Cuando erigieron la torre del Fraile, Algeciras era solo un recuerdo. Habían pasado más de dos siglos de su sistemática destrucción y, por aquel entonces, algunas familias vivían al amparo de los vestigios de la antigua ciudad dual, cuyos medievales sillares acabaron formando parte de nuevos muros y chozos. Las huertas y los molinos que jalonaban el río de la Miel atraían a una población que se había acostumbrado a vivir entre desmembradas ruinas e intimidantes orillas.

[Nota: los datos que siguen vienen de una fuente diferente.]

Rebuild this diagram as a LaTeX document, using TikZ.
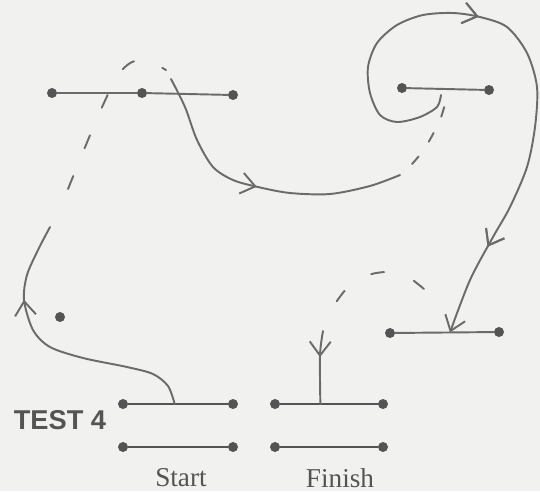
\documentclass[tikz,border=0pt]{standalone}
\usepackage{fontspec}
\setmainfont{Liberation Serif}
\setsansfont{Liberation Sans}
\usetikzlibrary{arrows.meta,calc,decorations.markings}
\definecolor{paper}{rgb}{0.945,0.945,0.94}
\definecolor{pencil}{rgb}{0.42,0.42,0.42}
\definecolor{lead}{rgb}{0.33,0.33,0.33}
\tikzset{
    dot/.style={circle,fill=lead,inner sep=0pt,minimum size=0.2cm},
    bar/.style={draw=lead,line width=1.4pt},
    trace/.style={draw=pencil,line width=1.1pt,line cap=round},
    jump/.style={trace,dash pattern=on 0.28cm off 0.6cm},
    barb/.tip={Straight Barb[length=2.8mm,width=4.2mm]},
    arrowat/.style={postaction={decorate},decoration={markings,
        mark=at position #1 with {\arrow{barb}}}},
}

\begin{document}
\begin{tikzpicture}[x=0.02cm,y=-0.02cm]
		\useasboundingbox (0,0) rectangle (540,491);
		\fill[paper] (0,0) rectangle (540,491);
		% start / finish pads
		\foreach \y/\r in {404/a,447/b}{
			\node[dot] (s\r1) at (123,\y) {};
			\node[dot] (s\r2) at (233,\y) {};
			\node[dot] (f\r1) at (275,\y) {};
			\node[dot] (f\r2) at (383,\y) {};
			\draw[bar] (s\r1) -- (s\r2);
			\draw[bar] (f\r1) -- (f\r2);
		}
		\node[text=lead,font=\sffamily\bfseries\fontsize{15.5}{18}\selectfont] (test) at (60,420) {TEST 4};
		\node[text=lead,font=\fontsize{15.5}{18}\selectfont] (start) at (181,478) {Start};
		\node[text=lead,font=\fontsize{15.5}{18}\selectfont] (finish) at (340,478) {Finish};
		% bars in the field
		\node[dot] (ta1) at (52,93) {};
		\node[dot] (ta2) at (142,93) {};
		\node[dot] (ta3) at (233,95) {};
		\node[dot] (tr1) at (402,88) {};
		\node[dot] (tr2) at (489,90) {};
		\node[dot] (mr1) at (390,333) {};
		\node[dot] (mr2) at (499,332) {};
		\node[dot] (lone) at (60,317) {};
		\draw[trace] (ta1) -- (ta2) -- (ta3);
		\draw[trace] (tr1) -- (tr2);
		\draw[trace] (mr1) -- (mr2);
		\coordinate (s0) at ($(sa1)!0.47!(sa2)$);
		\coordinate (f0) at ($(fa1)!0.42!(fa2)$);
		\coordinate (m0) at ($(mr1)!0.55!(mr2)$);
		% the route
		\draw[trace,arrowat=0.72] plot[smooth] coordinates {(s0) (168,386) (153,374) (127,367) (83,358) (50,347) (33,330) (24,300) (27,275) (38,250) (50,227)};
		\draw[jump] plot[smooth] coordinates {(68,189) (88,140) (103,105) (118,75) (132,62) (148,61) (166,70)};
		\draw[trace,arrowat=0.5] plot[smooth] coordinates {(171,79) (185,107) (197,140) (213,167) (233,180) (258,187) (290,193) (330,194) (370,186) (400,175)};
		\draw[trace,dash pattern=on 0.2cm off 0.36cm] plot[smooth] coordinates {(412,164) (425,148) (440,120) (447,96)};
		\draw[trace,arrowat=0.42,arrowat=0.85,-barb] plot[smooth] coordinates {(441,95) (437,107) (420,117) (397,122) (380,115) (370,93) (368,67) (377,43) (397,25) (423,15) (453,13) (480,17) (507,27) (527,53) (537,87) (535,127) (527,167) (510,207) (493,237) (470,280) (m0)};
		\draw[trace,dash pattern=on 0.26cm off 0.64cm] plot[smooth] coordinates {(424,289) (405,275) (385,272) (365,276) (348,287) (334,305)};
		\draw[trace,arrowat=0.36] plot[smooth] coordinates {(323,331) (320,355) (f0)};
	\end{tikzpicture}
\end{document}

A finales del siglo XVI, Felipe II diseñó un organizado sistema de defensa de las márgenes del estrecho, amenazadas por recurrentes velas negras que ponían en riesgo la seguridad y el paso de mercancías a través del canal, objetivo de la piratería berberisca. Con este fin, encargó a Luis Bravo de Laguna y a Juan Pedro Livadote el diseño y la construcción de una serie de torres costeras. Fueron relevantes las levantadas entre Tarifa y Gibraltar: la de la isla de las Palomas, la de Guadalmesí, la del Fraile, la de Punta Carnero y, ya en la bahía, la de Entrerríos y la del Rocadillo. Se construyeron en el último tercio del siglo y sirvieron para poner en contacto las guarniciones y para defender lugares estratégicos, desembocaduras de ríos o lugares de aguadas. La torre del Fraile se levantó en una elevación cercana a la punta homónima, a un paso del semicírculo blanco y turquesa de cala Arena. Desde su altiva pose se divisaba desde el Peñón a la isla de Tarifa y sirvió de nexo entre las cercanas atalayas de Guadalmesí y punta Carnero. Durante siglos, su sólida estructura cuadrangular sirvió para que desde su cubierta se vigilara el tráfico frente a la costa. Desde allí, los cuerpos de guardia avisaban de cualquier comprometedora presencia. En el XVIII sirvieron como destacados hitos junto a los que se levantaron ilustradas estructuras defensivas como los fuertes de san Diego, el Tolmo o punta Carnero. Esta función se mantuvo hasta que el control del estrecho fue cubierto por regulares rondas de inspección entre verticales garitas y blancas casas cuartel. Hoy en día, la vigilancia de tan estratégico enclave la realizan sofisticados sistemas digitales que han dejado obsoletas las antiguas atalayas, que se han venido conservando gracias a su incuestionable valor histórico. Una buena parte de las que jalonaban nuestras costas se han mantenido íntegras, menos la torre del Fraile. Rodeada de un denso monte bajo de palmitos, lentisco y aulagas, su difícil acceso no ha impedido recientes y amenazadores derrumbes. El abandono de siglos pone en riesgo su propia existencia y nuevas campañas, como la desarrollada en change.org, intentan concienciar de la necesidad de su urgente restauración por parte de los poderes públicos a los que tanto sirvió. No podemos consentir que acabe por los suelos una enhiesta atalaya que se levantó cuando la ciudad, hoy pujante y activa, era solo un recuerdo rodeado de ruinas y vestigios.